9. Including Irrelevant Personal Information
Your resume doesn’t need your photo (in the US and most of the Anglosphere), your age, your marital status, your hobbies, or your high school. These take up space and can introduce unconscious bias.
Before: Including a headshot, listing “Hobbies: reading, hiking, cooking,” and noting “Marital Status: Single.”
After: Removing all personal information except your name, phone number, email, LinkedIn URL and city/state.
The fix: Strip out anything that isn’t directly relevant to your ability to do the job. The one exception: hobbies or interests that directly relate to the role or demonstrate relevant skills (e.g., listing open-source contributions for a software engineering role). Everything else is noise.
10. Using an Unprofessional Email Address
This sounds minor. It’s not. An email like “partyguy99@hotmail.com” or “cutiepie_sarah@yahoo.com” signals a lack of professionalism before the recruiter reads a single word of your resume.
Before: “sk8erboi2003@aol.com”
After: “sarah.kim@gmail.com”
The fix: Create a professional email address using some combination of your first and last name. Gmail is fine. Your own domain is even better, but not necessary. The point is to remove any reason for a recruiter to question your professionalism.
11. Not Tailoring for ATS
Applicant tracking systems are the gatekeepers for most corporate job applications. If your resume doesn’t pass the ATS, a human never sees it. Common ATS-related mistakes include using images or graphics for key information, submitting in the wrong file format and using creative section headers the system can’t parse.

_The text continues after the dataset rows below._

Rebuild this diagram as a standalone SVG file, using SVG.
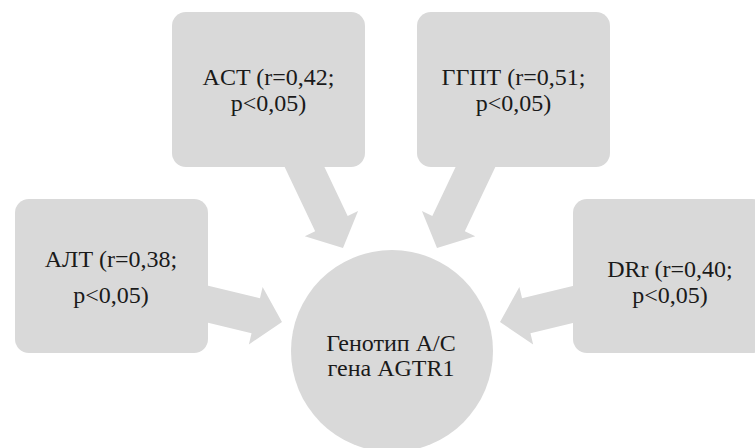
<svg xmlns="http://www.w3.org/2000/svg" width="755" height="448" viewBox="0 0 755 448">
<defs>
<style>
.n{fill:#d9d9d9}
.a{fill:#d9d9d9}
.t{font-family:"Liberation Serif","Times New Roman",Tinos,"DejaVu Serif",serif;font-size:24px;fill:#1a1a1a;text-anchor:middle}
</style>
<polygon id="arr" points="0,0 -27,-29.5 -27,-18 -110,-18 -110,18 -27,18 -27,29.5"/>
</defs>
<rect width="755" height="448" fill="#ffffff"/>
<g id="connectors">
<use href="#arr" class="a" transform="translate(343,248) rotate(64.6)"/>
<use href="#arr" class="a" transform="translate(437,248) rotate(115.4)"/>
<use href="#arr" class="a" transform="translate(282,322) rotate(13.5)"/>
<use href="#arr" class="a" transform="translate(500,322) rotate(166.5)"/>
</g>
<g id="node-act">
<rect class="n" x="172" y="12" width="193" height="155" rx="14"/>
<text class="t" x="268.5" y="85">ACT (r=0,42;</text>
<text class="t" x="268.5" y="111">p&lt;0,05)</text>
</g>
<g id="node-ggpt">
<rect class="n" x="417" y="12" width="193" height="155" rx="14"/>
<text class="t" x="513.5" y="85">ГГПТ (r=0,51;</text>
<text class="t" x="513.5" y="111">p&lt;0,05)</text>
</g>
<g id="node-alt">
<rect class="n" x="15" y="199" width="193" height="154" rx="14"/>
<text class="t" x="111" y="267">АЛТ (r=0,38;</text>
<text class="t" x="111" y="303">p&lt;0,05)</text>
</g>
<g id="node-drr">
<rect class="n" x="573" y="199" width="193" height="154" rx="14"/>
<text class="t" x="670" y="277">DRr (r=0,40;</text>
<text class="t" x="670" y="303">p&lt;0,05)</text>
</g>
<g id="node-center">
<circle class="n" cx="392" cy="351" r="101"/>
<text class="t" x="391" y="351">Генотип А/С</text>
<text class="t" x="391" y="376">гена AGTR1</text>
</g>
</svg>
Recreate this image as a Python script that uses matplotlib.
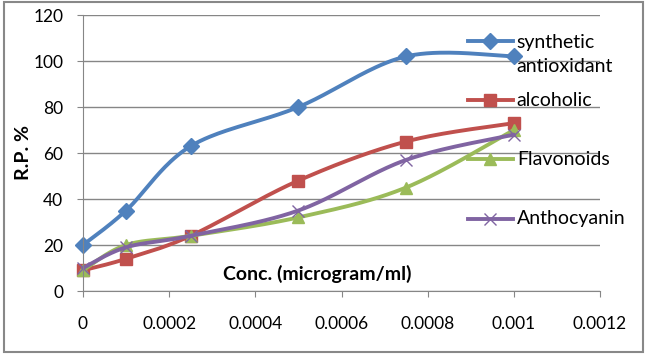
import numpy as np
import matplotlib
matplotlib.use("Agg")
import matplotlib.pyplot as plt
from matplotlib.patches import Rectangle
from matplotlib.transforms import offset_copy

plt.rcParams['font.family'] = ['Lato', 'DejaVu Sans']

conc = [0, 0.0001, 0.00025, 0.0005, 0.00075, 0.001]
synthetic = [20, 35, 63, 80, 102, 102]
alcoholic = [9, 14, 24, 48, 65, 73]
flavonoids = [9, 20, 24, 32, 45, 70]
anthocyanin = [10, 19, 24, 35, 57, 68]

labels = ["synthetic\nantioxidant", "alcoholic", "Flavonoids", "Anthocyanin"]
colors = ["#4F81BD", "#C0504D", "#9BBB59", "#8064A2"]
markers = ["D", "s", "^", "x"]
msizes = [8, 9, 9, 9]
xticks = [0, 0.0002, 0.0004, 0.0006, 0.0008, 0.001, 0.0012]
xticklabels = ["0", "0.0002", "0.0004", "0.0006", "0.0008", "0.001", "0.0012"]


def smooth(xs, ys, n=40):
    # excel-like smoothed line (bezier, catmull-rom control points) in pixel space
    sx, sy = 517 / 0.0012, 276 / 120
    pts = np.c_[np.array(xs) * sx, np.array(ys) * sy]
    ext = np.vstack([pts[0], pts, pts[-1]])
    out = []
    t = np.linspace(0, 1, n)[:, None]
    for i in range(len(pts) - 1):
        p0, p1, p2, p3 = ext[i], ext[i + 1], ext[i + 2], ext[i + 3]
        c1 = p1 + (p2 - p0) / 6
        c2 = p2 - (p3 - p1) / 6
        seg = (1 - t) ** 3 * p1 + 3 * (1 - t) ** 2 * t * c1 + 3 * (1 - t) * t ** 2 * c2 + t ** 3 * p2
        out.append(seg)
    out = np.vstack(out)
    return out[:, 0] / sx, out[:, 1] / sy


fig = plt.figure(figsize=(6.47, 3.57), dpi=100)
ax = fig.add_axes([83 / 647, 66 / 357, 517 / 647, 276 / 357])

series = [synthetic, alcoholic, flavonoids, anthocyanin]
for ys, c, m, ms in zip(series, colors, markers, msizes):
    sxs, sys_ = smooth(conc, ys)
    ax.plot(sxs, sys_, color=c, lw=2.8, solid_capstyle='round', clip_on=False)
    if m == "x":
        ax.plot(conc, ys, ls='none', marker=m, ms=ms, mew=1, color=c, clip_on=False)
    else:
        ax.plot(conc, ys, ls='none', marker=m, ms=ms, color=c, mec=c, clip_on=False)

ax.set_xlim(0, 0.0012)
ax.set_ylim(0, 120)
ax.set_yticks(range(0, 121, 20))
ax.set_xticks(xticks)
ax.set_xticklabels(xticklabels)
ax.yaxis.grid(True, color="#868686", lw=1)
ax.set_axisbelow(True)
for s in ["top", "right"]:
    ax.spines[s].set_visible(False)
for s in ["left", "bottom"]:
    ax.spines[s].set_color("#868686")
ax.tick_params(axis='both', colors="#868686", labelcolor="black", labelsize=12.5, length=4.3)
ax.tick_params(axis='x', pad=14)
ax.tick_params(axis='y', pad=10)

ax.text(0.453, 0.062, "Conc. (microgram/ml)", transform=ax.transAxes, ha='center',
        va='center', fontsize=14, fontweight='bold')
ax.set_ylabel("R.P. %", fontsize=14, fontweight='bold', labelpad=1)

# legend drawn by hand to mimic excel placement
leg_y = [0.906, 0.692, 0.478, 0.261]
for lab, c, m, ms, yy in zip(labels, colors, markers, msizes, leg_y):
    ax.plot([0.745, 0.832], [yy, yy], color=c, lw=2.8, transform=ax.transAxes, clip_on=False)
    if m == "x":
        ax.plot([0.788], [yy], marker=m, ms=ms, mew=1, color=c, transform=ax.transAxes, clip_on=False)
    else:
        ax.plot([0.788], [yy], marker=m, ms=ms, color=c, transform=ax.transAxes, clip_on=False)
    if "\n" in lab:
        tr = offset_copy(ax.transAxes, fig=fig, x=0, y=7, units='dots')
        ax.text(0.839, yy, lab, transform=tr, fontsize=14, va='top', ha='left', linespacing=1.5)
    else:
        ax.text(0.839, yy, lab, transform=ax.transAxes, fontsize=14, va='center', ha='left')

fig.patches.append(Rectangle((4 / 647, 5 / 357), 639 / 647, 350 / 357, transform=fig.transFigure,
                             fill=False, edgecolor="#888888", lw=1.5))

fig.savefig("out.png", dpi=100)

Before: A beautifully designed resume with skills displayed in a graphical bar chart, section headers like “Where I’ve Made an Impact” instead of “Experience,” and submitted as a PNG file.
After: A clean, text-based resume with standard section headers (Experience, Education, Skills), submitted as a .docx or PDF, with keywords from the job description woven naturally into bullet points.
The fix: Use standard section names. Submit in .docx or .pdf format (check the job posting for preferences). Don’t put important information inside images, headers, footers, or text boxes. For a deeper breakdown, read our full guide on ATS-friendly resume formats.
12. Listing Every Job You’ve Ever Had
Your resume is not your autobiography. Including your summer job scooping ice cream when you’re applying for a senior engineering role doesn’t add value. It dilutes the impact of your relevant experience and makes your resume longer than it needs to be.
Before: A resume that lists a babysitting job from 2007, a two-week temp assignment from 2010 and every short-term contract since then — alongside the applicant’s actual career in data science.
After: A resume that covers three to four relevant roles from the last decade, each with strong, achievement-focused bullet points.
The fix: Include only positions that are relevant to the job you’re applying for, or that demonstrate transferable skills. For older or less relevant roles, you can list them in a brief “Additional Experience” section with just the job title, company and dates — no bullet points needed.
The Pattern Behind All 12 Mistakes
Every mistake on this list comes down to one of three problems: you made the recruiter work too hard, you gave them a reason to say no, or you didn’t show them what they were looking for.
Fixing these doesn’t require a complete resume overhaul. Start with the biggest offenders: vague bullet points, poor formatting and not tailoring for each application. Those three changes alone will put your resume ahead of most applicants.
If you want to build a clean, ATS-ready resume without worrying about formatting from scratch, 1Template offers resume templates designed to pass ATS scans while keeping a professional look. It takes the formatting question off the table so you can focus on content.
Pick one mistake from this list. Fix it today. Then move to the next one. Your resume doesn’t need to be perfect: it needs to stop giving recruiters reasons to reject you.